We are cochairs of the Long-Term Legal Strategy Project for Preserving Security and Democratic Freedoms in the War on Terrorism. We brought together a wide array of military, intelligence, and law enforcement experts, including some of the best minds from both sides of the aisle in the counterterrorism field, from the United States and Britain. Our report, for which only the two of us are finally responsible, offers recommendations on how best to protect civil liberties while confronting terrorists.

We studied the toughest questions in the post-9/11 era, including the conflicting demands of privacy and security. Particularly relevant for the debate over the Patriot Act are our findings on compelled government access to private, confidential records in terrorism investigations.

The Patriot Act gave expanded powers to the federal government to seize personal records (like those retained by hotels, libraries, and medical facilities) in special national security cases where court review is either diminished or nonexistent. The act allows the government to engage in a fishing expedition, demanding records without tying the request to a specific suspect or group (in other words, without ”individualized suspicion”) so long as its stated purpose is to find out something about a terrorist threat. For example, Section 215, which applies to a wide array of personal records, merely requires that the records themselves be sought for an investigation whose purpose is, in some way, ”to protect against” terrorism or spying by a foreign power — not necessarily an investigation focused on a specific event, person, or organization.

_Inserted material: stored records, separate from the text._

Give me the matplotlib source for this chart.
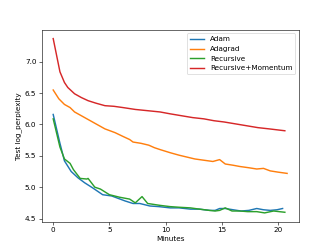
import numpy as np
import matplotlib
matplotlib.use("Agg")
import matplotlib.pyplot as plt

# minutes / test log-perplexity
adam_x = [0.0, 0.6, 1.0, 1.6, 2.2, 2.8, 3.5, 4.4, 5.2, 5.8, 6.4, 7.1, 7.7,
          8.6, 9.4, 10.4, 11.2, 12.2, 13.0, 13.9, 14.4, 14.8, 15.3, 16.0,
          16.7, 17.4, 18.1, 18.7, 19.3, 19.9, 20.4]
adam_y = [6.16, 5.70, 5.42, 5.25, 5.15, 5.07, 4.99, 4.88, 4.86, 4.82, 4.78,
          4.74, 4.74, 4.70, 4.69, 4.67, 4.67, 4.65, 4.65, 4.63, 4.63, 4.66,
          4.66, 4.64, 4.62, 4.63, 4.66, 4.64, 4.63, 4.64, 4.66]

adagrad_x = [0.0, 0.5, 1.0, 1.5, 1.9, 2.6, 3.3, 3.9, 4.6, 5.5, 6.2, 6.8, 7.1,
             7.8, 8.5, 9.0, 9.5, 10.4, 11.2, 11.9, 12.6, 13.4, 14.2, 14.8,
             15.3, 16.0, 16.6, 17.4, 18.1, 18.7, 19.3, 20.0, 20.8]
adagrad_y = [6.55, 6.41, 6.32, 6.27, 6.20, 6.13, 6.06, 6.00, 5.93, 5.87,
             5.81, 5.76, 5.72, 5.70, 5.67, 5.63, 5.60, 5.55, 5.51, 5.48,
             5.45, 5.43, 5.41, 5.44, 5.37, 5.35, 5.33, 5.31, 5.29, 5.30,
             5.26, 5.24, 5.22]

recursive_x = [0.0, 0.6, 1.0, 1.5, 1.8, 2.4, 3.0, 3.1, 3.7, 4.2, 5.0, 5.9,
               6.8, 7.3, 7.9, 8.4, 9.5, 10.4, 11.2, 12.2, 13.0, 13.9, 14.4,
               14.8, 15.3, 15.9, 16.6, 17.3, 18.1, 18.8, 19.6, 20.6]
recursive_y = [6.09, 5.64, 5.45, 5.38, 5.28, 5.14, 5.13, 5.14, 5.00, 4.97,
               4.88, 4.84, 4.81, 4.75, 4.85, 4.74, 4.71, 4.69, 4.68, 4.67,
               4.65, 4.63, 4.62, 4.63, 4.67, 4.62, 4.62, 4.61, 4.61, 4.59,
               4.62, 4.60]

momentum_x = [0.0, 0.6, 1.0, 1.3, 1.9, 2.5, 3.1, 3.8, 4.6, 5.4, 6.2, 7.3,
              8.4, 9.5, 10.4, 11.4, 12.4, 13.4, 14.3, 15.2, 16.2, 17.2,
              18.2, 19.2, 20.6]
momentum_y = [7.37, 6.84, 6.67, 6.59, 6.49, 6.43, 6.38, 6.34, 6.30, 6.29,
              6.27, 6.24, 6.22, 6.20, 6.17, 6.14, 6.11, 6.09, 6.06, 6.04,
              6.01, 5.98, 5.95, 5.93, 5.90]

fig, ax = plt.subplots(figsize=(6.4, 4.8), dpi=332 / 6.4)
lw = 2.0
ax.plot(adam_x, adam_y, lw=lw, label="Adam")
ax.plot(adagrad_x, adagrad_y, lw=lw, label="Adagrad")
ax.plot(recursive_x, recursive_y, lw=lw, label="Recursive")
ax.plot(momentum_x, momentum_y, lw=lw, label="Recursive+Momentum")

ax.set_xlabel("Minutes")
ax.set_ylabel("Test log_perplexity")
ax.set_yticks([4.5, 5.0, 5.5, 6.0, 6.5, 7.0])
ax.legend(loc="upper right")

fig.savefig("out.png", dpi=332 / 6.4)
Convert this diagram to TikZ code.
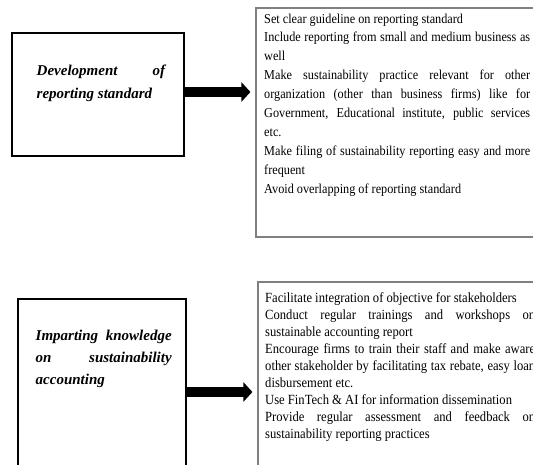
\documentclass[tikz,border=0pt]{standalone}
\usepackage{fontspec}
\setmainfont{Liberation Serif}
\newfontfamily\condserif[FakeStretch=0.9]{Liberation Serif}
\usetikzlibrary{arrows.meta}
\newcommand\Jst[2]{\makebox[#1][s]{#2}}
\begin{document}
\begin{tikzpicture}[x=1pt,y=-1pt,
  leftbox/.style={draw=black, line width=2pt, rectangle, inner sep=0pt},
  rightbox/.style={draw=black!50, line width=1.1pt, rectangle, inner sep=0pt},
  ltext/.style={anchor=base west, inner sep=0pt, font=\fontsize{15}{18}\selectfont\bfseries\itshape},
  rtexta/.style={anchor=base west, inner sep=0pt, font=\condserif\fontsize{13.6}{15}\selectfont},
  rtextb/.style={anchor=base west, inner sep=0pt, font=\condserif\fontsize{14}{15}\selectfont},
  bigarrow/.style={line width=10pt, -{Triangle[length=9pt,width=19pt]}, shorten >=5pt}
]
\useasboundingbox (0,0) rectangle (533,464);
\clip (0,0) rectangle (533,464);
\fill[white] (0,0) rectangle (533,464);

% boxes
\node[leftbox, minimum width=172pt, minimum height=123pt] (L1) at (98,94.5) {};
\node[rightbox, minimum width=289pt, minimum height=229pt] (R1) at (400.5,122.5) {};
\node[leftbox, minimum width=168pt, minimum height=191pt] (L2) at (102,394.5) {};
\node[rightbox, minimum width=287pt, minimum height=208pt] (R2) at (401.5,386) {};

% arrows
\coordinate (a1s) at ([yshift=2.5pt]L1.east);
\coordinate (a2s) at ([yshift=2.5pt]L2.east);
\draw[bigarrow] (a1s) -- (a1s -| R1.west);
\draw[bigarrow] (a2s) -- (a2s -| R2.west);

% left texts
\node[ltext] (t1a) at (36.5,75) {\Jst{128.5pt}{Development of}};
\node[ltext] (t1b) at (36.5,98.5) {reporting standard};
\node[ltext] (t2a) at (35.5,340) {\Jst{136pt}{Imparting knowledge}};
\node[ltext] (t2b) at (35.5,362) {\Jst{136pt}{on sustainability}};
\node[ltext] (t2c) at (35.5,384.5) {accounting};

% right text, box 1
\node[rtexta] (p1) at (264,23) {Set clear guideline on reporting standard};
\node[rtexta] (p2) at (264,41.9) {\Jst{266pt}{Include reporting from small and medium business as}};
\node[rtexta] (p3) at (264,60.8) {well};
\node[rtexta] (p4) at (264,79.7) {\Jst{266pt}{Make sustainability practice relevant for other}};
\node[rtexta] (p5) at (264,98.6) {\Jst{266pt}{organization (other than business firms) like for}};
\node[rtexta] (p6) at (264,117.5) {\Jst{266pt}{Government, Educational institute, public services}};
\node[rtexta] (p7) at (264,136.4) {etc.};
\node[rtexta] (p8) at (264,155.3) {\Jst{266pt}{Make filing of sustainability reporting easy and more}};
\node[rtexta] (p9) at (264,174.2) {frequent};
\node[rtexta] (p10) at (264,193.1) {Avoid overlapping of reporting standard};

% right text, box 2
\node[rtextb] (q1) at (265,302.5) {Facilitate integration of objective for stakeholders};
\node[rtextb] (q2) at (265,319.5) {\Jst{270pt}{Conduct regular trainings and workshops on}};
\node[rtextb] (q3) at (265,336.5) {sustainable accounting report};
\node[rtextb] (q4) at (265,353.5) {\Jst{270pt}{Encourage firms to train their staff and make aware}};
\node[rtextb] (q5) at (265,370.5) {\Jst{270pt}{other stakeholder by facilitating tax rebate, easy loan}};
\node[rtextb] (q6) at (265,387.5) {disbursement etc.};
\node[rtextb] (q7) at (265,404.5) {Use FinTech \& AI for information dissemination};
\node[rtextb] (q8) at (265,421.5) {\Jst{270pt}{Provide regular assessment and feedback on}};
\node[rtextb] (q9) at (265,438.5) {sustainability reporting practices};
\end{tikzpicture}
\end{document}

When there is no specific event or organization that the government is investigating, relevance or motivation simply doesn’t work as any limit on gathering information. Investigations undertaken in order to somehow protect against international terrorism could, if nothing more specific is required, examine any of the lawful activities of any citizen, including citizens in no way suspected of any specific link to terrorism or crime, such as subscribers of particular magazines. This has potentially serious implications for privacy and freedom of speech. Our project recommended that the standards for obtaining private, personally identifiable information in such investigations — for example, to obtain access to library records — should be based on individualized reasonable suspicion.

We believe that compelled access to personal records should depend on whether there is a judicial finding of a link between the records and an individual or organization already reasonably suspected of being engaged in terrorism or a specific planned or executed act of terrorism — or of being in contact with such a suspect.

We also believe that when the government demands confidential records in national security investigations using national security letters, the attached gag on the recipient should not be permanent (as it is now) but should be limited to 60 days and should be ordered or renewed only upon a showing of specific need to a judge.

The current Senate version of the Patriot Act renewal legislation reflects our concerns about the standard for secret records orders. It would, for instance, require a showing of facts suggesting a link between the records sought under Section 215 and a particular person or group or person in contact with a group.

Put simply, the government would have to put its cards on the table before the court (albeit in secret) rather than just asserting that the investigators believe some connection to terrorism exists, before using these highly secretive powers to demand the private records of Americans.

Unfortunately, both the House and Senate bills retain the permanent gag provision. The government’s certification that national security requires such secrecy is ”conclusive.” The House bill adds penalties, up to five years in prison, for violation of the gag. The First Amendment imposes an exacting standard for prior restraint of speech that cannot be squared with these provisions, and Congress should revisit them as soon as possible.

Although often obscured by the overheated rhetoric on both sides, the technical debate over how best to structure our laws to prevent terrorism while respecting our constitutional democracy poses the most important unanswered questions today. Unchecked compelled access by the government to our private information is only a part, but an important part, of this debate. Accordingly, we urge Congress to protect the reforms in the Senate Patriot Act bill.

Philip B. Heymann is the James Barr Ames Professor of Law at Harvard Law School. Juliette N. Kayyem is a lecturer in public policy at Kennedy School of Government at Harvard University.